I have to start with admitting I quite often have a hard time to relate to Chinese literature. Soul Mountain by Nobel prize winner Gao Xingjian has a more Western vibe to it, and I found it more relatable than most other Chinese books I’ve read. In a way it’s easy to describe Soul Mountain, but to fully get the book, you will have to read it.

A middle aged man finds out his time is nearly up, because he is dying of lung cancer. Soon afterwards he was diagnosed cancer free. This happened to the author, Gao, in real life. The protagonist decides to take a trip to the heart of China. He moves from place to place, and in a quest to find himself, he also discovers his beautiful and diverse country. My mind was filled with beautiful and picturesque images of the Chinese countryside while reading the book.

There are many Western elements, which is probably why I found it more relatable than most Chinese books I’ve read. Who has not come upon a book about a protagonist setting out to find him/herself going somewhere far away to rediscover whatever it is that needs to be rediscovered. In the case of Soul Mountain the two reoccurring themes are childhood and death.

A journey to your inner self while discovering the beautiful country is something that many of us would most likely benefit from. It would be quite the adventure to go through an adventure like this. I wouldn’t mind experience it myself. However, at times it felt like the story in this book was not moving forward. The lack of an actual plot didn’t help.
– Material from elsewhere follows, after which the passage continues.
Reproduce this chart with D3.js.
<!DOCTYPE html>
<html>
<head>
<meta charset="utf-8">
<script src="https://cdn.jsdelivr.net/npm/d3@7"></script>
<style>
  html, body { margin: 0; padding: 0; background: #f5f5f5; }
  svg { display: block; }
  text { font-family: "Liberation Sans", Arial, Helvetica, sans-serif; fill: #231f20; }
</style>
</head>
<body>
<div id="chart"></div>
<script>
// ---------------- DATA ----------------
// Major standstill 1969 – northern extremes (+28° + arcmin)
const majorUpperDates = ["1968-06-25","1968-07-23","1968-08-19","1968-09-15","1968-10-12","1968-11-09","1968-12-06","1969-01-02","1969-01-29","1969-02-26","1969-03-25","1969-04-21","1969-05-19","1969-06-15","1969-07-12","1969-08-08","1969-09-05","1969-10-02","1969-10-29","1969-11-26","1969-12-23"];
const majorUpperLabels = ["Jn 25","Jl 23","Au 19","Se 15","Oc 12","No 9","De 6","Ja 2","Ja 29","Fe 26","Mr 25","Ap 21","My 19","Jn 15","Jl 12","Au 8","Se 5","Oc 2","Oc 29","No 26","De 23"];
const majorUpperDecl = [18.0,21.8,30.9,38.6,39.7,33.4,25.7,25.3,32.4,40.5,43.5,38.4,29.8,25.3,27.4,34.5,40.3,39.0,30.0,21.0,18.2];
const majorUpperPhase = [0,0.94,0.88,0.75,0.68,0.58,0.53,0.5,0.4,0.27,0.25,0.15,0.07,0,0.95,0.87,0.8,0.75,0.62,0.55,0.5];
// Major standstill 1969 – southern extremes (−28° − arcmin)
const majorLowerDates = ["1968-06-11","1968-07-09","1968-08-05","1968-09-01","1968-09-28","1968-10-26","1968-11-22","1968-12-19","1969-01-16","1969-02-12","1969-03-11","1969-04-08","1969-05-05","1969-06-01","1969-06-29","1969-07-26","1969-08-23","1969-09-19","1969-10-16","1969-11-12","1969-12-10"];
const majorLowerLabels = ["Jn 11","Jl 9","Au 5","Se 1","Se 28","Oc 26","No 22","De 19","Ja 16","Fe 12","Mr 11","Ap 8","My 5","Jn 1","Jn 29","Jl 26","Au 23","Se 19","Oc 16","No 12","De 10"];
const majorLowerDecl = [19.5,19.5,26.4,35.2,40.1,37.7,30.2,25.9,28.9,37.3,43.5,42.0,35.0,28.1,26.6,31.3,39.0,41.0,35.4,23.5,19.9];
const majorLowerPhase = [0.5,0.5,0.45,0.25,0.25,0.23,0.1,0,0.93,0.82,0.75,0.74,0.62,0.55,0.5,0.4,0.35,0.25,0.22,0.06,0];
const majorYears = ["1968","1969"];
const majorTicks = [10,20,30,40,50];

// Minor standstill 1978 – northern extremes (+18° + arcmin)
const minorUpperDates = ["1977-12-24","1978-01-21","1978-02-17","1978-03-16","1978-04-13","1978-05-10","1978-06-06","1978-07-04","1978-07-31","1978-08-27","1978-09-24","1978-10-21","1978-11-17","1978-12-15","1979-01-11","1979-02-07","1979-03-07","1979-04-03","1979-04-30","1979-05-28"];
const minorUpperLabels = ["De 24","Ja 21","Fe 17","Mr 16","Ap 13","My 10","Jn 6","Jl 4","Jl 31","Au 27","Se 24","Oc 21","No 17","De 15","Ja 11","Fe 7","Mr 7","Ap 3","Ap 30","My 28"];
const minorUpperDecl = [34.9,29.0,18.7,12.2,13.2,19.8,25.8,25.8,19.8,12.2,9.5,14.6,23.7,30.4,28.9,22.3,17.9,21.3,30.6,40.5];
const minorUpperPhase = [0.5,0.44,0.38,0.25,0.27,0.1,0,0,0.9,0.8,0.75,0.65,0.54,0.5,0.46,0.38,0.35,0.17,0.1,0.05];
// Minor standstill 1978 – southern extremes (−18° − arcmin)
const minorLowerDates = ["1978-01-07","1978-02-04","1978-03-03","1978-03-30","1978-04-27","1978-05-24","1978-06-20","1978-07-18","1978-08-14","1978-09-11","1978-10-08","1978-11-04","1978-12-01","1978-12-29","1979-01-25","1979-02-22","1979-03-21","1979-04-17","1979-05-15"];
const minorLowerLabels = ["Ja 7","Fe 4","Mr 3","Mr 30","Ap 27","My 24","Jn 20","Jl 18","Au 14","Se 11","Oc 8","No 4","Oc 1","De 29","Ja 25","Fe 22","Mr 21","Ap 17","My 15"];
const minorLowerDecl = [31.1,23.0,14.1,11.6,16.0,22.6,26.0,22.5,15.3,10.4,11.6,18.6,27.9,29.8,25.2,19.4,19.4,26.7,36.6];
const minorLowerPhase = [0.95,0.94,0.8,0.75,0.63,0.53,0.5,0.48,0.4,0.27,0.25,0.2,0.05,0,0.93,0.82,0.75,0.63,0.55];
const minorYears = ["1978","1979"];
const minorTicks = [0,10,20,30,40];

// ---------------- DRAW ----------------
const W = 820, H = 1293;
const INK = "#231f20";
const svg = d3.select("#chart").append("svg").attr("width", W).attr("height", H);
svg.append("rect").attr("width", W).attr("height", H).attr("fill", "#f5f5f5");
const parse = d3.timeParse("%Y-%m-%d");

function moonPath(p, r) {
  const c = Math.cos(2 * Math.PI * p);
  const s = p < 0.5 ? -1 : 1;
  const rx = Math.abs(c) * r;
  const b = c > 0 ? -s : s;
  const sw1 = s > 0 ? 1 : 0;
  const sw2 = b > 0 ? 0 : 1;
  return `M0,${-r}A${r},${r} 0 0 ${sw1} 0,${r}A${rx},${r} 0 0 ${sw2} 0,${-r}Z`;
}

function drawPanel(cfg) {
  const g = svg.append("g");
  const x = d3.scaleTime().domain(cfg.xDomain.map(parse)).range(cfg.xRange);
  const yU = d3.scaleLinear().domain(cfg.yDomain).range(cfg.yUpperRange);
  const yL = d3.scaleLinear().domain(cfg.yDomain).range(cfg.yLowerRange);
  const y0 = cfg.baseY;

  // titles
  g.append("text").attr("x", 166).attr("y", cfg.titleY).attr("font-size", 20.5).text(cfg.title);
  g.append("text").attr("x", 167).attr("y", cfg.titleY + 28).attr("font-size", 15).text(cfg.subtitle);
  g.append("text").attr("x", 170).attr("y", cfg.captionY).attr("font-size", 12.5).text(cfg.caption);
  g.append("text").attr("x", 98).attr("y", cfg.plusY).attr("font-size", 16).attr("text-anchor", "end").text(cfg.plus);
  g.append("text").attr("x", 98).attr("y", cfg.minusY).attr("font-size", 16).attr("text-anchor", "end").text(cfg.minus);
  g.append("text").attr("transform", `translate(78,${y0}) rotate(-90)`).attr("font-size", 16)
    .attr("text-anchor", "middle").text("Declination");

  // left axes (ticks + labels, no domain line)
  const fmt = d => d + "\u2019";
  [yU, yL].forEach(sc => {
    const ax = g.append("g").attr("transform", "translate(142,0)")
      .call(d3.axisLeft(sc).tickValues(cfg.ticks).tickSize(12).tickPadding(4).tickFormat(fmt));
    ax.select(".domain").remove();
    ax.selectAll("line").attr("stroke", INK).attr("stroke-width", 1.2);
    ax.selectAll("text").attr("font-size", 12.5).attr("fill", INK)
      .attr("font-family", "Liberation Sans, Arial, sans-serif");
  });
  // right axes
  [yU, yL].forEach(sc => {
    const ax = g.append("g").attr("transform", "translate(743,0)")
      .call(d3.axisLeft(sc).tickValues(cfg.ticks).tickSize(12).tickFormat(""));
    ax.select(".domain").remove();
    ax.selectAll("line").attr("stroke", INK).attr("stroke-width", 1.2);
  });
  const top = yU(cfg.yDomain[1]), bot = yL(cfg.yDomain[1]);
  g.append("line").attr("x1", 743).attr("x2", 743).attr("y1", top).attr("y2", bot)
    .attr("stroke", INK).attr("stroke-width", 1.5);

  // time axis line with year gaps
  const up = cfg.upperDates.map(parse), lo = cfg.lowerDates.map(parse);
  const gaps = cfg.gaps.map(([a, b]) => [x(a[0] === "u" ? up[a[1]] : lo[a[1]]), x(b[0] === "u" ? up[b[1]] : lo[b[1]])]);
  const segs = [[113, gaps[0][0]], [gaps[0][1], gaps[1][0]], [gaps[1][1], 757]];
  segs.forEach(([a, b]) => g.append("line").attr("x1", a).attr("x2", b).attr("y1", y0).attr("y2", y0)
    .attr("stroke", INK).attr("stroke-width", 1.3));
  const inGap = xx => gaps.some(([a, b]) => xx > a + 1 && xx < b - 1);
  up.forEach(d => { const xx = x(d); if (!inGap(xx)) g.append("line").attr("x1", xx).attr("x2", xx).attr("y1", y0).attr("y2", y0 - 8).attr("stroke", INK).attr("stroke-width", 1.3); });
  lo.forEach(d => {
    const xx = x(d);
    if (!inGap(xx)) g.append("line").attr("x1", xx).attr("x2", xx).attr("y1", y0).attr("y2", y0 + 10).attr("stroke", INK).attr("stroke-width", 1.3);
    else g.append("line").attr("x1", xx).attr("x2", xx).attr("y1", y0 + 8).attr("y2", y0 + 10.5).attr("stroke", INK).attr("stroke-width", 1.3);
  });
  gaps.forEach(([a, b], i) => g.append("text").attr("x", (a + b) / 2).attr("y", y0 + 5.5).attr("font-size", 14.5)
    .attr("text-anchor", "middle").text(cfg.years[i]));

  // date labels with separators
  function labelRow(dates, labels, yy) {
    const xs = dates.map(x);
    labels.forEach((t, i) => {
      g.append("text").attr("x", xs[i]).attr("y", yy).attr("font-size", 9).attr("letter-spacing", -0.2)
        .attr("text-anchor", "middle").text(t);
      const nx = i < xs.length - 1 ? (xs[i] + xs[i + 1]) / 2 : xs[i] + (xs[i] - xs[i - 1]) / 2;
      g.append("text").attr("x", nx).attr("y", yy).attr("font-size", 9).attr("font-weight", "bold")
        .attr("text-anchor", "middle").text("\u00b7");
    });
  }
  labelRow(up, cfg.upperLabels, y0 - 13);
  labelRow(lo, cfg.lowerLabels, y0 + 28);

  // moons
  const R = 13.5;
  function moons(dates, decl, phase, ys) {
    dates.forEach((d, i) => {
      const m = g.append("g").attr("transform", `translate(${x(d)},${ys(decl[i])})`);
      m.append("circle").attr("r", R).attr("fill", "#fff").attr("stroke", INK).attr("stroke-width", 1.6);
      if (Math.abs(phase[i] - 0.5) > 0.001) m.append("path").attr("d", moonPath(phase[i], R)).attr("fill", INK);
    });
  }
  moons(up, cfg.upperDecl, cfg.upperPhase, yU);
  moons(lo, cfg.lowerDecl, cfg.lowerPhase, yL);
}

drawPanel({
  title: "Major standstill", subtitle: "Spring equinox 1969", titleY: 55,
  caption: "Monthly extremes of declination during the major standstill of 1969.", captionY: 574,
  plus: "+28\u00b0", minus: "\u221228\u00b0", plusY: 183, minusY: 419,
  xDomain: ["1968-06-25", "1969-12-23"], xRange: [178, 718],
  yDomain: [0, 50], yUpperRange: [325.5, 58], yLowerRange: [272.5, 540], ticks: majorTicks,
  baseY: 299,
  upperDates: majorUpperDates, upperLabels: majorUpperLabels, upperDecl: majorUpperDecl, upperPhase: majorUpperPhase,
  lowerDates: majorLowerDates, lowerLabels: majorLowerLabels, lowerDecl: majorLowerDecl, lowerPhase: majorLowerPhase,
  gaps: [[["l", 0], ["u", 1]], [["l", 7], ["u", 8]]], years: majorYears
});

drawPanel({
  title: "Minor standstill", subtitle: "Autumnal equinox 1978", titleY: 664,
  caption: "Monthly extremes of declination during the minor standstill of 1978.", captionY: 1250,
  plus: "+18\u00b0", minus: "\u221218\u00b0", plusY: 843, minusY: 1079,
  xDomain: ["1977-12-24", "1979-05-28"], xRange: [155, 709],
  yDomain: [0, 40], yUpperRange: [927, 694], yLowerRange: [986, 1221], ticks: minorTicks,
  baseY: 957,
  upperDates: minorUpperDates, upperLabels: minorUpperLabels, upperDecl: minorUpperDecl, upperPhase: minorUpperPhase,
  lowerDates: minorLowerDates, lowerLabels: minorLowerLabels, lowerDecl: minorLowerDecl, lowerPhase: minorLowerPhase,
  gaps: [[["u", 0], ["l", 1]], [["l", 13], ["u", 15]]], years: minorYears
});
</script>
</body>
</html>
Gao seems to have lead quite the life, and he has definitely taken several elements from it as the basis for this book. The not really having a plot part might be a bit annoying, but then again, is there a real plot to life? My attention was not focused on the book at all times, because sometimes the book took a few strange turns, and some chapters were out of context. The chapters are short, so it did not bother me as much as it sometimes does while reading a book like this.

Even though I had a few issues with the book, I was surprised that in the end it turned out to be a fast and easy read, not a 500 pages long mountain to climb, which was the illusion I had in my head before I left for this lit journey. There is something hauntingly beautiful about Soul Mountain, and so is the cover of the book. Well, history, biography, myths & legends, philosophy… What’s not to like?